Devemos amar os nossos irmãos sempre. O amor ao próximo não é algo que se nos imponha como uma lei externa. Não é verdade que todos e cada um de nós necessitamos do amor dos outros? É, sem dúvida, daqui, do amor que recebemos, graças ao qual podemos viver com segurança e felizes que arranca o nosso poder e a nossa fortaleza para amarmos o nosso próximo. É uma ajuda simples e favorável que temos. Trata-se duma disposição interna habitual, contrária ao orgulho e ao egoísmo. Os pais, os adultos, os empresários sejam um verdadeiro modelo para os filhos, os jovens e seus trabalhadores. Há dois dias. um jovem pobre e miserável, viu a porta do nosso refeitório aberta, à hora do almoço e entrou, sentando-se no chão. O nosso rapaz, chefe naquele momento, foi ao seu encontro. Apercebeu-se da situação miserável que tinha diante dos seus olhos. Preparou um prato, cheio da comida que estava na mesa e levou-a para o pobre comer. Foi uma iniciativa pessoal que me encheu de alegria. Este nosso filho mostrou-se sensível, perante a situação de miséria apresentada. É, sem dúvida. uma experiência para a sua vida futura, assim penso. A situação do pobre que nos procura regularmente aconteceu, pouco tempo depois. Foi atendido com todo o carinho.

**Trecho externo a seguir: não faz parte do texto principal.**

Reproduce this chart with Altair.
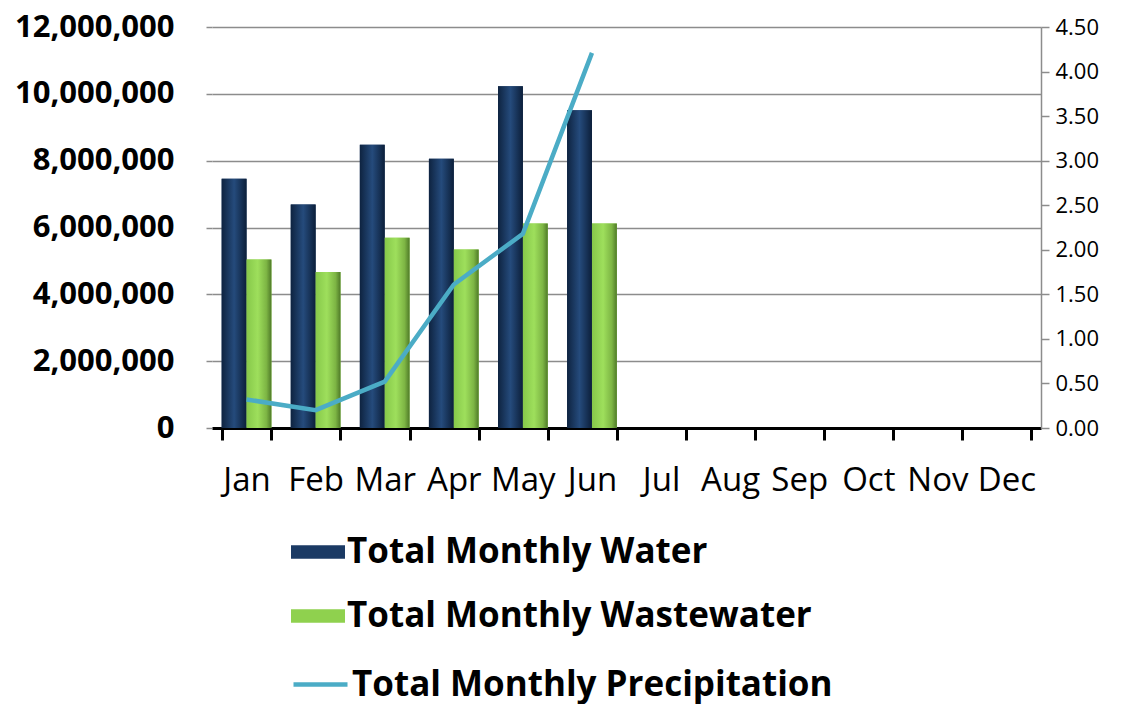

Temos muito viva a lembrança dos 130 anos que Pai Américo viveu. Sinto muito presente o meu encontro pessoal com ele, dois anos antes da sua morte, na nossa Casa do Gaiato de Paço de Sousa. Foi, na verdade, um momento feliz para ele e para mim. Faltavam-me dois anos para terminar o meu curso de preparação para o sacerdócio. Tinha 21 anos de idade. Sentia, em meu coração, o desejo de ser Padre para as crianças da rua. Fui ao encontro de Pai Américo a partilhar com ele este projecto que o Pai do Céu pôs no meu coração. Foram momentos de alegria mútua. Disse-me que tinha quatro Casas do Gaiato, em Portugal, mas apenas três padres. Havia falta de vocações para doar a vida às crianças da rua. Por isso, acolheu com muita esperança e alegria a proposta do meu coração. O Pai do Céu consumou esta Sua Graça, quando cheguei aos vinte e três anos de vida. Pai Américo tinha partido para o Céu, um ano antes, vítima dum desastre. Esta circunstância do encontro das nossas vidas torna mais presente a pessoa de Pai Américo no meu coração, ao celebrarmos os 130 anos da sua história pessoal. Nesta circunstância actual a Obra da Rua está a viver a ausência dum sacerdote para dar a sua vida aos doentes incuráveis do Calvário, pobres e abandonados. De igual modo, a nossa Casa do Gaiato de Moçambique, em Maputo, não tem sacerdote que dê a sua vida ao serviço dos filhos abandonados. A Ir. Quitéria vai assumindo o papel de mãe e de pai daqueles filhos. Que Pai Américo lembre e peça ao Pai do Céu o dom maravilhoso destes corações de sacerdotes. Com um beijinho dos filhos mais pequeninos da nossa e vossa Casa do Gaiato de Benguela.